The intended audience for The Front Porch Professor are folks who appreciate stories that resonate on both a personal and universal level, blending the warmth of lived experience with the relevance of today’s challenges. My readers might be older adults, reflecting on their own life journeys and drawn to narratives that echo their experiences. They might be educators or seekers who appreciate the intersection of storytelling with deeper ideas about culture, family, and identity.

This blog also speaks to those who find meaning in the everyday—the simple joys of a shared meal, the comfort of homeplace, or the peace found while sitting in the shade in a back yard. I believe there is also value for people who can’t recollect joy from their homes. There may be appeal here for them as well. Home for some–if it means anything at all–are places of atrocities, hurt, and darkness. Home may be a place of utter ambivalence. If this is you, then I invite you, too. In this blog, I look for the mysteries to be found in simplifying the complex and complicating the simple.

Why Does It Matter?

Our world is a noisy place, and it feels to me like we are distracted by it–not just distracted but affected in other ways. Noisy politics, for example, has polarized some of us to the point of violence. It has also created animosity with friends and family. We seem to have lost focus on the things that matter, which is always others. I hope my stories can balance out some of the clutter. I hope that together we can pause and look for grounding–the kind that I find from recollecting and observing what happens around me and to me.

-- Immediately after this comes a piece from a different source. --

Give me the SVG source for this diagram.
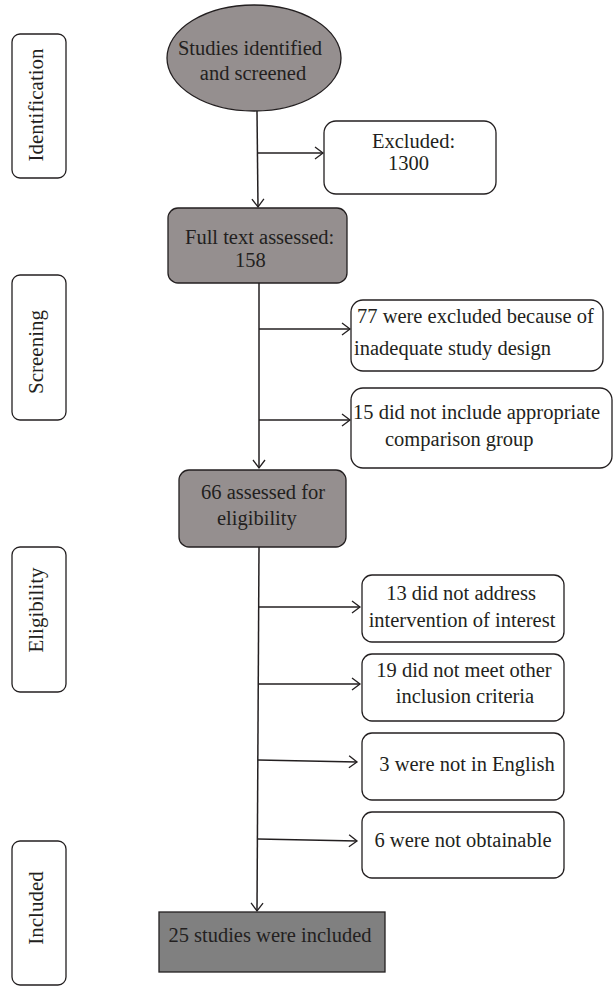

Image of logo for the Front Porch Professor with ukelele, typewriter, rocking chair.
Alternate Logo for The Front Porch Professor that includes ukelele and typewriter with no Miata.

Maybe you, like me, want to have a deeper engagement with life around us and with others in it. Maybe you, like me, want to nourish a homeplace of the heart, our own personal touchstone where inward reflection points us out-ward toward purpose. A safe and joyful place of our making–whatever that might look like for you–where we contemplate how our own sense of belonging connects us to others. I hope The Front Porch Professor is engaging and entertaining; still, I do not consider life merely to entertain. As you read, I invite you to actively participate with me as we pause, surmise, and make meaning. Don’t just read. Come along with me on our shared journey.

Image of Dr. Ugena Whitlock, author of The Front Porch Professor.
Introducing Dr. Ugena Whitlock, The Front Porch Professor!